Frauenförderung in der Musik ist also essenziell. Eine Frau, die sich dafür einsetzt, ist die Bernerin Regula Frei. Sie leitet seit 2011 die Geschäftsstelle des Schweizer Vereins Helvetiarockt, eine Koordinations- und Vernetzungsstelle für Musikerinnen aus den Sparten Jazz, Pop und Rock. Ab 2016 führt der Verein gemeinsam mit den Musikschaffenden Schweiz und dem Schweizer Musik Syndikat jedes Jahr im Juni den Empowerment Day durch. Hier treffen sich Berufsschaffende aus dem Schweizer Musikbusiness – auch Vertretungen aus Veranstaltungstechnik, Wirtschaft, Politik und Bildung – mit der Präsenz, dem Status und dem Anteil der Frauen und Männer in der Schweizer Jazz- und Pop-Musikszene auseinandersetzen. Zusätzlich bietet der Verein immer wieder Kurse an, beispielsweise, wie man auch im Studio zuhause Musik aufnehmen kann, oder die Female Bandworkshops für junge Musikerinnen.
«Durch meine jahrelange Arbeit in der männerdominierten Musikbranche habe ich gemerkt, dass noch keine Gleichberechtigung herrscht. Hier will ich etwas ändern, etwas bewegen», so Frei. Anfangs habe sie gedacht, in zehn Jahren brauche es Helvetiarockt nicht mehr – «das muss ich wohl revidieren, solche Anliegen brauchen mehr Zeit als gedacht», sagt die Bernerin lachend. Die Hoffnung gibt sie aber nicht auf.

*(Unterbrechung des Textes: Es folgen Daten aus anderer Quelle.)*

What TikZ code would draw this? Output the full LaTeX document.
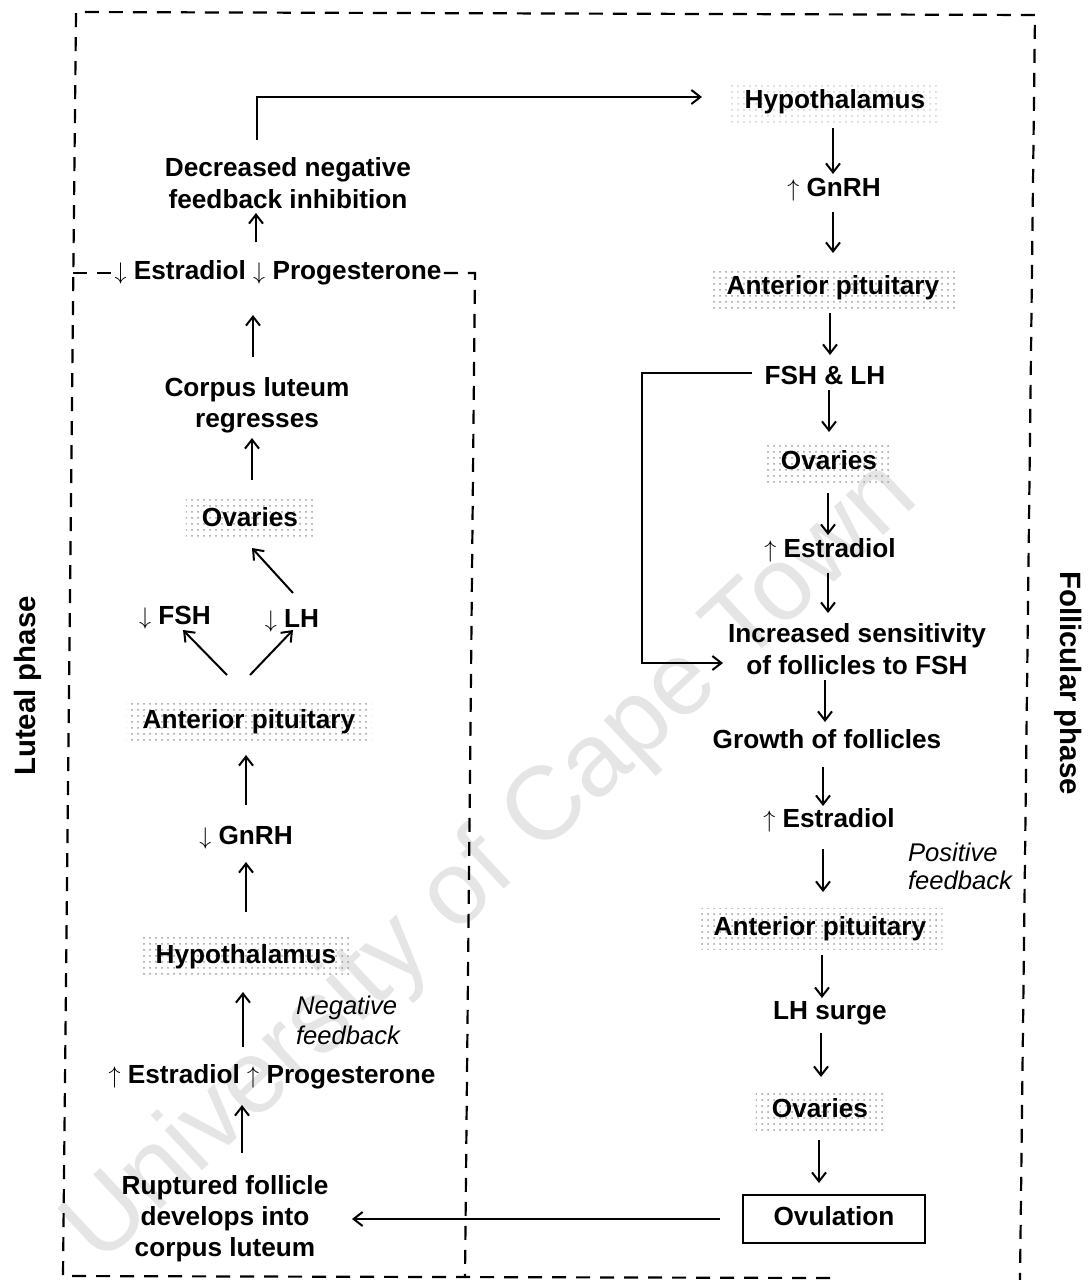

Genauso geht es auch Salome Buser, Sibill Urweider, Belinda Aréstegui, Fabienne Schmuki und Sophie Hunger: Sie glauben daran, dass sich das Frauenbild und damit die Präsenz von Musikerinnen verbessern wird. Dafür muss aber ein gesellschaftliches Umdenken stattfinden. Und Sophie Hunger spricht mir diesbezüglich aus dem Herzen: «Solange die Gleichheit nicht da ist, ist Feminismus für jede Frau, die sich geistig nicht unterworfen hat, Ehrensache. Leider ist Feminismus in Europa noch immer etwas extrem Unattraktives. In den USA sind Frauen wie Emma Watson, Beyoncé, Lena Dunham oder Taylor Swift stolz auf den Feminismus und werden dafür bewundert. Da sind wir Europäer duckmäuserischer, als wir gern denken. Aber in einer selbstbewussten, klugen, freien Gesellschaft sollte das voller Freude und Eleganz bestehen. Und da glaube ich an die Schweiz.»